TikTok says it disrupted 15 influence operations this year — including one from China

Updated
Bing Guan

TikTok on Thursday released its first report detailing efforts to remove “covert influence operations” from its platform, noting 15 such campaigns including one from China that targeted people in the U.S. with the intent to promote “Chinese policy and culture.”

The report said the campaign was relatively small — 16 accounts with 110,161 followers — and operated from China.

“The individuals behind this network created inauthentic accounts in order to artificially amplify positive narratives of China, including support for the People’s Republic of China (PRC) policy decisions and strategic objectives, as well as general promotion of Chinese culture,” TikTok said in the report. “This network utilized accounts impersonating high-profile US creators and celebrities in an attempt to build an audience.”

A separate network of 65 fake accounts worked together to amplify pro-Iranian narratives to audiences in the U.S. and the U.K. before TikTok took down the network in February, according to the company. TikTok said the network had an audience of 116,612 followers.

The pro-Iranian accounts “initially posted content associated with travel and tourism in order to build an audience, before switching to political topics,” including the war between Hamas and Israel, TikTok said.

TikTok found larger networks aiming to influence a wide variety of political discourses including those in Bangladesh, Venezuela, Indonesia, Ecuador, Serbia, Germany and Guatemala. It also posted details about how it defines and looks for “covert influence operations.”

Few other social media platforms put out similar reports on efforts to break up influence campaigns. Facebook-owner Meta puts out a quarterly “Adversarial Threat Report.”

TikTok’s report adds to growing concerns about the use of social media to manipulate the upcoming U.S. election as well as elections scheduled to take place around the world. TikTok has also been the subject of intense scrutiny over its Chinese ownership and whether China’s government could use it to further its political interests.

President Joe Biden last month signed a bill that could lead to a nationwide ban on TikTok in 2025 if the app’s owner, the Beijing-based company ByteDance, doesn’t sell it first. TikTok and its users have sued to block the law, citing the First Amendment’s guarantee of free speech.

Meta has warned that China has become one of the most aggressive actors in terms of efforts to sway U.S. public opinion through fake accounts on social media.

Chinese officials have said they are unaware of such campaigns and that China is itself a victim of disinformation.

"I’m not aware of the specifics you mentioned," Liu Pengyu, a spokesperson for the Chinese Embassy in Washington told NBC News when asked about the report.

"As principle, China has always required Chinese citizens to abide by laws and regulations including the the regulations of Internet platforms," he added.

In March, Chinese Foreign Ministry spokesman Wang Wenbin said: “The problem of the U.S. is that while never finding evidence of TikTok threatening its national security, the U.S. resorts to state power and abuses national security as the reason to suppress this company.”

TikTok’s report did not allege that China’s government was behind the influence operation.

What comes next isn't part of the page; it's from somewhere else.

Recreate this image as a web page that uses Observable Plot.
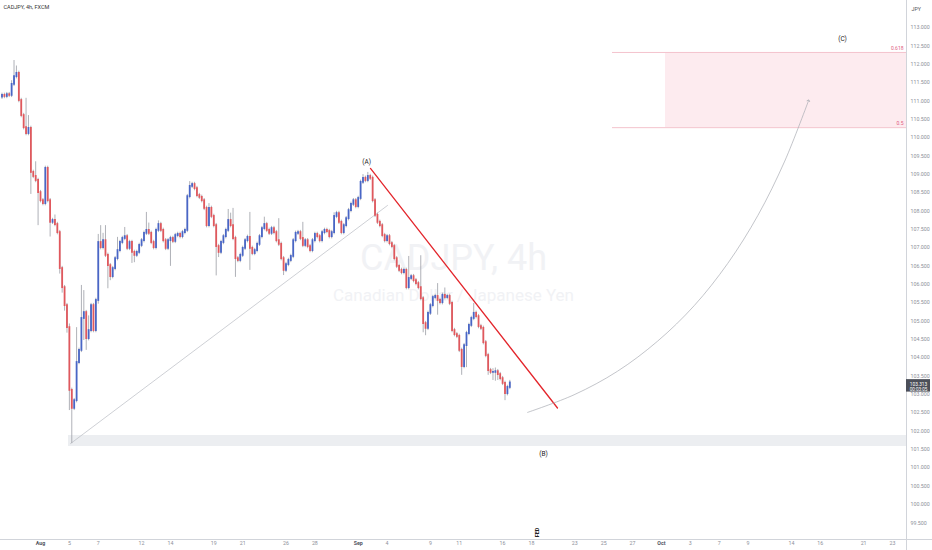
<!DOCTYPE html>
<html>
<head>
<meta charset="utf-8">
<script src="https://cdn.jsdelivr.net/npm/d3@7"></script>
<script src="https://cdn.jsdelivr.net/npm/@observablehq/plot@0.6"></script>
<style>
  html, body { margin: 0; padding: 0; background: #ffffff; }
  #chart { width: 932px; height: 550px; overflow: hidden; }
</style>
</head>
<body>
<div id="chart"></div>
<script>
// ---- Data (4h candles, CADJPY, FXCM) ----
// time axis in trading-day units: Aug 1 = 0 (weekends removed), 6 candles per day
const firstCandleDay = -16 / 6;
const firstOpen = 111.10;
const closes = [
  111.15, 111.12, 111.17, 111.15, 111.45, 111.66, 111.75, 111.01, 110.60, 110.27,
  110.11, 110.25, 109.05, 108.94, 108.83, 108.50, 108.28, 108.20, 109.16, 108.28,
  107.69, 107.74, 107.63, 107.41, 106.43, 105.91, 105.42, 104.82, 103.11, 102.62,
  102.83, 103.87, 104.20, 105.07, 105.23, 104.52, 104.74, 105.42, 104.74, 105.56,
  107.14, 107.00, 107.19, 106.79, 106.51, 106.21, 106.43, 106.70, 106.92, 107.14,
  107.25, 107.30, 106.98, 107.14, 106.87, 106.79, 106.87, 107.06, 107.19, 107.39,
  107.47, 107.39, 107.14, 107.00, 107.47, 107.63, 107.47, 107.19, 106.98, 107.19,
  107.25, 107.17, 107.33, 107.36, 107.30, 107.41, 107.47, 108.39, 108.67, 108.72,
  108.61, 108.42, 108.37, 108.28, 108.07, 107.60, 108.07, 107.85, 107.60, 107.03,
  106.87, 107.14, 107.30, 107.47, 107.74, 107.60, 107.25, 106.70, 106.65, 106.79,
  106.98, 107.19, 107.28, 106.98, 106.84, 106.92, 107.09, 107.30, 107.52, 107.63,
  107.47, 107.39, 107.52, 107.41, 107.19, 107.09, 106.70, 106.38, 106.54, 106.65,
  106.76, 107.19, 107.39, 107.41, 107.25, 107.06, 107.19, 107.03, 106.92, 107.19,
  107.36, 107.30, 107.19, 107.41, 107.47, 107.44, 107.30, 107.41, 107.85, 107.93,
  107.69, 107.41, 107.60, 107.79, 108.01, 108.18, 108.28, 108.12, 108.34, 108.78,
  108.89, 108.83, 108.94, 108.89, 108.28, 107.88, 107.69, 107.60, 107.33, 107.19,
  107.30, 107.11, 107.03, 106.70, 106.49, 106.38, 106.32, 106.38, 105.91, 106.16,
  106.21, 106.10, 106.02, 105.91, 105.61, 104.93, 104.80, 105.21, 105.42, 105.64,
  105.67, 105.56, 105.50, 105.70, 105.64, 105.67, 105.48, 104.74, 104.63, 104.58,
  104.20, 103.76, 104.33, 104.66, 104.88, 105.07, 105.21, 105.12, 104.85, 104.80,
  104.41, 104.06, 103.65, 103.60, 103.60, 103.62, 103.54, 103.43, 103.30, 103.02,
  103.19, 103.313
];
const wickUp = [
  0.06,0.06,0.06,0.06,0.10,0.44,0.20,0.06,0.06,0.06,
  0.80,0.35,0.06,0.06,0.40,0.06,0.06,0.06,0.06,0.06,
  0.06,0.06,0.15,0.06,0.06,0.06,0.06,0.06,0.10,0.06,
  0.06,0.95,0.06,0.90,0.60,0.06,0.40,0.06,0.06,0.06,
  0.22,0.46,0.20,0.41,0.06,0.06,0.06,0.06,0.36,0.06,
  0.06,0.25,0.06,0.06,0.06,0.06,0.06,0.06,0.06,0.06,
  0.49,0.20,0.06,0.06,0.06,0.10,0.06,0.06,0.06,0.06,
  0.06,0.06,0.06,0.06,0.06,0.06,0.06,0.06,0.13,0.06,
  0.06,0.06,0.06,0.06,0.06,0.06,0.13,0.06,0.06,0.06,
  0.06,0.06,0.06,0.06,0.30,0.20,0.47,0.06,0.06,0.06,
  0.06,0.06,0.06,0.68,0.06,0.06,0.06,0.06,0.06,0.20,
  0.06,0.06,0.06,0.06,0.06,0.60,0.06,0.06,0.06,0.06,
  0.06,0.06,0.06,0.06,0.06,0.44,0.06,0.06,0.06,0.06,
  0.06,0.06,0.06,0.06,0.06,0.06,0.06,0.06,0.10,0.06,
  0.06,0.06,0.06,0.06,0.06,0.06,0.06,0.06,0.06,0.06,
  0.10,0.06,0.11,0.06,0.06,0.06,0.06,0.06,0.06,0.06,
  0.06,0.06,0.06,0.06,0.06,0.06,0.06,0.06,0.06,0.60,
  0.06,0.06,0.06,0.06,0.87,0.06,0.06,0.06,0.06,0.06,
  0.06,0.35,0.06,0.06,0.20,0.06,0.06,0.06,0.06,0.06,
  0.06,0.06,0.06,0.06,0.06,0.06,0.27,0.06,0.06,0.06,
  0.06,0.06,0.06,0.06,0.10,0.10,0.06,0.06,0.06,0.06,
  0.06,0.07
];
const wickDown = [
  0.06,0.06,0.06,0.06,0.06,0.06,0.06,0.06,0.06,0.06,
  0.06,0.06,0.60,0.06,0.06,0.90,0.06,0.06,0.06,0.06,
  0.40,0.06,0.06,0.06,0.15,0.15,0.15,0.15,0.55,0.96,
  0.06,0.06,0.06,0.06,0.60,0.32,0.06,0.06,0.06,0.06,
  0.10,0.06,0.06,0.06,0.63,0.11,0.06,0.06,0.06,0.06,
  0.06,0.06,0.06,0.06,0.30,0.20,0.06,0.06,0.06,0.06,
  0.06,0.06,0.06,0.06,0.06,0.06,0.06,0.06,0.06,0.06,
  0.70,0.06,0.06,0.06,0.06,0.06,0.06,0.06,0.06,0.06,
  0.06,0.06,0.06,0.06,0.06,0.06,0.06,0.06,0.06,0.80,
  0.14,0.06,0.06,0.06,0.06,0.06,0.06,0.51,0.06,0.06,
  0.06,0.06,0.06,0.60,0.06,0.06,0.06,0.06,0.06,0.06,
  0.06,0.06,0.06,0.06,0.06,0.06,0.06,0.14,0.06,0.06,
  0.06,0.06,0.06,0.06,0.06,0.06,0.06,0.06,0.06,0.06,
  0.06,0.06,0.06,0.06,0.06,0.06,0.06,0.06,0.06,0.06,
  0.06,0.06,0.06,0.06,0.06,0.06,0.06,0.06,0.06,0.06,
  0.06,0.06,0.06,0.06,0.06,0.06,0.06,0.06,0.06,0.06,
  0.06,0.06,0.06,0.06,0.06,0.06,0.06,0.06,0.06,0.06,
  0.06,0.06,0.06,0.06,0.06,0.25,0.20,0.06,0.06,0.06,
  0.06,0.40,0.06,0.06,0.06,0.06,0.06,0.06,0.06,0.06,
  0.06,0.24,0.06,0.60,0.06,0.06,0.06,0.06,0.06,0.06,
  0.06,0.06,0.13,0.06,0.22,0.24,0.16,0.06,0.06,0.19,
  0.06,0.06
];

// time-axis ticks (trading-day index) and labels
const tickDays   = [0, 2, 4, 7, 9, 12, 14, 17, 19, 22, 24, 27, 29, 32, 34, 37, 39, 41, 43, 45, 47, 49, 52, 54, 57, 59];
const tickLabels = ["Aug","5","7","12","14","19","21","26","28","Sep","4","9","11","16","18","23","25","27","Oct","3","7","9","14","16","21","23"];
const monthLabels = ["Aug", "Sep", "Oct"];
// price-axis ticks
const priceTicks = [99.5,100,100.5,101,101.5,102,102.5,103,103.5,104,104.5,105,105.5,106,106.5,107,107.5,108,108.5,109,109.5,110,110.5,111,111.5,112,112.5,113];
const lastPrice = 103.313;
const countdown = "00:03:05";

// annotation anchors (trading day, price)
const supportZone = {x1: 1.94, y1: 101.58, y2: 101.88};
const fibZone = {xLine: 39.61, xFill: 43.28, top: 112.32, bottom: 110.27};
const fibLabels = ["0.618", "0.5"];
const trendLine = [{d: 2.08, p: 101.66}, {d: 24.03, p: 108.15}];
const redLine = [{d: 22.85, p: 109.16}, {d: 35.80, p: 102.63}];
const projection = [
  {d: 33.73, p: 102.51}, {d: 36.95, p: 102.99}, {d: 39.95, p: 103.63},
  {d: 42.73, p: 104.45}, {d: 45.27, p: 105.42}, {d: 47.59, p: 106.57},
  {d: 49.68, p: 107.88}, {d: 51.54, p: 109.36}, {d: 53.19, p: 111.01}
];
const waveLabels = [
  {d: 22.58, p: 109.35, t: "(A)"},
  {d: 34.83, p: 101.39, t: "(B)"},
  {d: 55.54, p: 112.70, t: "(C)"}
];
const fedDay = 34.55;

// ---- build candle table ----
const candles = closes.map((c, i) => {
  const o = i === 0 ? firstOpen : closes[i - 1];
  return {
    t: firstCandleDay + i / 6,
    open: o, close: c,
    high: Math.max(o, c) + wickUp[i],
    low: Math.min(o, c) - wickDown[i],
    up: c >= o
  };
});

const xDomain = [-2.77, 59.97];
const yDomain = [99.073, 113.736];
const xRight = xDomain[1];
const labelMap = new Map(tickDays.map((d, i) => [d, tickLabels[i]]));
const monthDays = tickDays.filter((d, i) => monthLabels.includes(tickLabels[i]));
const dayDays = tickDays.filter((d, i) => !monthLabels.includes(tickLabels[i]));

const FONT = "Roboto, 'Liberation Sans', sans-serif";

const chart = Plot.plot({
  width: 932,
  height: 550,
  marginLeft: 0,
  marginRight: 26,
  marginTop: 0,
  marginBottom: 12,
  x: {domain: xDomain, axis: null},
  y: {domain: yDomain, axis: null},
  style: {background: "#ffffff", fontFamily: FONT, overflow: "visible"},
  marks: [
    // support zone
    Plot.rect([supportZone], {x1: "x1", x2: () => xRight, y1: "y1", y2: "y2", fill: "#eceef1"}),
    // fib target zone
    Plot.rect([fibZone], {x1: "xFill", x2: () => xRight, y1: "bottom", y2: "top", fill: "#fdebef"}),
    Plot.ruleY([fibZone.top, fibZone.bottom], {x1: fibZone.xLine, x2: xRight, stroke: "#f4c3cd", strokeWidth: 1}),
    Plot.text(fibLabels, {x: xRight, y: (d, i) => i === 0 ? fibZone.top : fibZone.bottom, dx: -3, dy: -4, textAnchor: "end", fontSize: 5, fill: "#e0607f"}),
    // watermark
    Plot.text(["CADJPY, 4h"], {frameAnchor: "middle", dy: -11, fontSize: 36, fill: "#f1f2f5"}),
    Plot.text(["Canadian Dollar / Japanese Yen"], {frameAnchor: "middle", dy: 26, fontSize: 17, fill: "#f1f2f5"}),
    // trend line from the low
    Plot.line(trendLine, {x: "d", y: "p", stroke: "#b9bcc3", strokeWidth: 0.7}),
    // candles
    Plot.ruleX(candles, {x: "t", y1: "low", y2: "high", stroke: "#9a9da5", strokeWidth: 0.8}),
    Plot.ruleX(candles, {x: "t", y1: "open", y2: "close", stroke: d => d.up ? "#4966c6" : "#e0585d", strokeWidth: 1.8, strokeLinecap: "square"}),
    // channel line
    Plot.line(redLine, {x: "d", y: "p", stroke: "#e3262c", strokeWidth: 1.3}),
    // projected path
    Plot.line(projection, {x: "d", y: "p", curve: "catmull-rom", stroke: "#a9acb3", strokeWidth: 0.7, markerEnd: "arrow"}),
    // wave labels
    Plot.text(waveLabels, {x: "d", y: "p", text: "t", fontSize: 6.5, fill: "#222"}),
    // FED event
    Plot.text(["FED"], {x: fedDay, frameAnchor: "bottom", dy: -6, rotate: -90, fontSize: 5.5, fontWeight: "bold", fill: "#222"}),
    // header
    Plot.text(["CADJPY, 4h, FXCM"], {frameAnchor: "top-left", dx: 3, dy: 7, lineAnchor: "middle", textAnchor: "start", fontSize: 5.5, fill: "#333"}),
    // pane borders
    Plot.ruleX([xRight], {y1: yDomain[0] - 12 / 36.69, y2: yDomain[1], stroke: "#d1d4da", strokeWidth: 1}),
    Plot.ruleY([yDomain[0] - 1 / 36.69], {x1: xDomain[0], x2: xDomain[0] + 932 / 14.44, stroke: "#d1d4da", strokeWidth: 1}),
    // price axis
    Plot.axisY({anchor: "right", ticks: priceTicks, tickFormat: d3.format(".3f"), tickSize: 0, tickPadding: 4, fontSize: 5.3, color: "#8d9099"}),
    Plot.text(["JPY"], {frameAnchor: "top-right", dx: 5, dy: 7, textAnchor: "start", fontSize: 5.3, fill: "#555"}),
    // last price label
    Plot.rect([lastPrice], {x1: xRight, x2: xRight + 24 / 14.44, y1: d => d - 0.25, y2: d => d + 0.09, fill: "#4c4f59"}),
    Plot.text([lastPrice], {x: xRight, y: d => d, dx: 12, dy: 1.5, text: d => d.toFixed(3), fontSize: 4.8, fill: "#ffffff"}),
    Plot.text([countdown], {x: xRight, y: lastPrice, dx: 12, dy: 6.5, fontSize: 4.6, fill: "#ffffff"}),
    // time axis
    Plot.axisX({ticks: dayDays, tickFormat: d => labelMap.get(d), tickSize: 0, tickPadding: 3, fontSize: 5.3, color: "#8d9099"}),
    Plot.axisX({ticks: monthDays, tickFormat: d => labelMap.get(d), tickSize: 0, tickPadding: 3, fontSize: 5.3, fontWeight: "bold", color: "#50535e"})
  ]
});
document.getElementById("chart").appendChild(chart);
</script>
</body>
</html>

Concern that foreign governments could use social media to quietly push propaganda in other countries — and meddle in their elections — first exploded in 2017, when security researchers at Facebook disclosed that Russia-based operatives had tried to sow division in the U.S. with fake accounts during the 2016 presidential election.

In response, tech companies began investing more in capabilities to detect and remove other secret networks of fake accounts.

TikTok’s report does not include any networks based in Russia, but it did find a sizable effort based in Ukraine targeting Russia’s war there. The company says it found 52 accounts with more than 2.6 million followers that “created inauthentic accounts and posted content in Ukrainian at scale in order to artificially amplify pro-Ukrainian narratives and generate off-platform traffic, thereby attempting to manipulate discourse about the ongoing war between Russia and Ukraine.”

“The network was observed to be using ‘clickbait’ tactics, using grabbing sticker text without showing the full details of the video in order to create engagement and attention,” the report added.

TikTok said that even after it removes a network of fake accounts, the people behind the network often try to re-establish a presence, prompting TikTok to remove sometimes thousands of inauthentic accounts a month.

TikTok has been the subject of some research that has found some political narratives and topics outperform others. A report in December from researchers at Rutgers University alleged that TikTok likely promoted and demoted certain topics based on the foreign policy stances of the Chinese government — a conclusion that TikTok said was baseless.

Some of TikTok’s U.S. critics have also claimed that the platform is being used to distort young people’s political perspectives, including on the subject of the Israeli-Palestinian conflict, although experts say there are likely many factors involved with shifting public sentiments.